→ What you need to do
All of the data below must be repeated exactly.

→ Supplied information
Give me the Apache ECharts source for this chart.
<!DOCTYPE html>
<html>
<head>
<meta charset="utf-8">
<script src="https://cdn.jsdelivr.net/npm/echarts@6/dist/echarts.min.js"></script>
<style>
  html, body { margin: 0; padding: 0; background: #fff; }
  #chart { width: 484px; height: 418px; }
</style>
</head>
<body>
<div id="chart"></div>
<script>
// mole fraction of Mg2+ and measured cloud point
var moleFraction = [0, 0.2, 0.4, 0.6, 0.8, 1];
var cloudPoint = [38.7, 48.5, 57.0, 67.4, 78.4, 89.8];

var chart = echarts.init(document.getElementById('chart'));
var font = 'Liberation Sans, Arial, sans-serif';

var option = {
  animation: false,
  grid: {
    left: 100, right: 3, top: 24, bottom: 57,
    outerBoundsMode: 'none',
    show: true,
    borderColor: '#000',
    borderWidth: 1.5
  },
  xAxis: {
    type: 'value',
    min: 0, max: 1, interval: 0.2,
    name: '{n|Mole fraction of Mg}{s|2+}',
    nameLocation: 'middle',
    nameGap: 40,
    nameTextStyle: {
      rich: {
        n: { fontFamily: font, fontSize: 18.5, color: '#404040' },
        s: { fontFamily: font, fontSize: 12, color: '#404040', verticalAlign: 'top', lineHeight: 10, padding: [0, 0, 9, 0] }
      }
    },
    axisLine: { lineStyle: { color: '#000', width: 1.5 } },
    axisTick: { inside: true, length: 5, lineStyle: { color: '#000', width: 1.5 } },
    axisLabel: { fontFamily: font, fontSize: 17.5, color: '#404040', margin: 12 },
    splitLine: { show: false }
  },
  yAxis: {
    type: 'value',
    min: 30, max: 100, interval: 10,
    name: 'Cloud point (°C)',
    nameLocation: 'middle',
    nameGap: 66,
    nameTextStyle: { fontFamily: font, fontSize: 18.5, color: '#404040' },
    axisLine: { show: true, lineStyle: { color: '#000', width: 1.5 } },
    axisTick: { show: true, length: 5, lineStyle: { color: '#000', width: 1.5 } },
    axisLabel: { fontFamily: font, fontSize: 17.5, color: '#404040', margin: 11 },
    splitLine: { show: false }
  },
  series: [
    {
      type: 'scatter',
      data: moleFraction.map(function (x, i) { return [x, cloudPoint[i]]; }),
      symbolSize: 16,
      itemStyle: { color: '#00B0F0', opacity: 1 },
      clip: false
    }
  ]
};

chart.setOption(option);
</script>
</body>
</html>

→ Reply to the exercise
Give me the Apache ECharts source for this chart.
<!DOCTYPE html>
<html>
<head>
<meta charset="utf-8">
<script src="https://cdn.jsdelivr.net/npm/echarts@6/dist/echarts.min.js"></script>
<style>
  html, body { margin: 0; padding: 0; background: #fff; }
  #chart { width: 484px; height: 418px; }
</style>
</head>
<body>
<div id="chart"></div>
<script>
// mole fraction of Mg2+ and measured cloud point
var moleFraction = [0, 0.2, 0.4, 0.6, 0.8, 1];
var cloudPoint = [38.7, 48.5, 57.0, 67.4, 78.4, 89.8];

var chart = echarts.init(document.getElementById('chart'));
var font = 'Liberation Sans, Arial, sans-serif';

var option = {
  animation: false,
  grid: {
    left: 100, right: 3, top: 24, bottom: 57,
    outerBoundsMode: 'none',
    show: true,
    borderColor: '#000',
    borderWidth: 1.5
  },
  xAxis: {
    type: 'value',
    min: 0, max: 1, interval: 0.2,
    name: '{n|Mole fraction of Mg}{s|2+}',
    nameLocation: 'middle',
    nameGap: 40,
    nameTextStyle: {
      rich: {
        n: { fontFamily: font, fontSize: 18.5, color: '#404040' },
        s: { fontFamily: font, fontSize: 12, color: '#404040', verticalAlign: 'top', lineHeight: 10, padding: [0, 0, 9, 0] }
      }
    },
    axisLine: { lineStyle: { color: '#000', width: 1.5 } },
    axisTick: { inside: true, length: 5, lineStyle: { color: '#000', width: 1.5 } },
    axisLabel: { fontFamily: font, fontSize: 17.5, color: '#404040', margin: 12 },
    splitLine: { show: false }
  },
  yAxis: {
    type: 'value',
    min: 30, max: 100, interval: 10,
    name: 'Cloud point (°C)',
    nameLocation: 'middle',
    nameGap: 66,
    nameTextStyle: { fontFamily: font, fontSize: 18.5, color: '#404040' },
    axisLine: { show: true, lineStyle: { color: '#000', width: 1.5 } },
    axisTick: { show: true, length: 5, lineStyle: { color: '#000', width: 1.5 } },
    axisLabel: { fontFamily: font, fontSize: 17.5, color: '#404040', margin: 11 },
    splitLine: { show: false }
  },
  series: [
    {
      type: 'scatter',
      data: moleFraction.map(function (x, i) { return [x, cloudPoint[i]]; }),
      symbolSize: 16,
      itemStyle: { color: '#00B0F0', opacity: 1 },
      clip: false
    }
  ]
};

chart.setOption(option);
</script>
</body>
</html>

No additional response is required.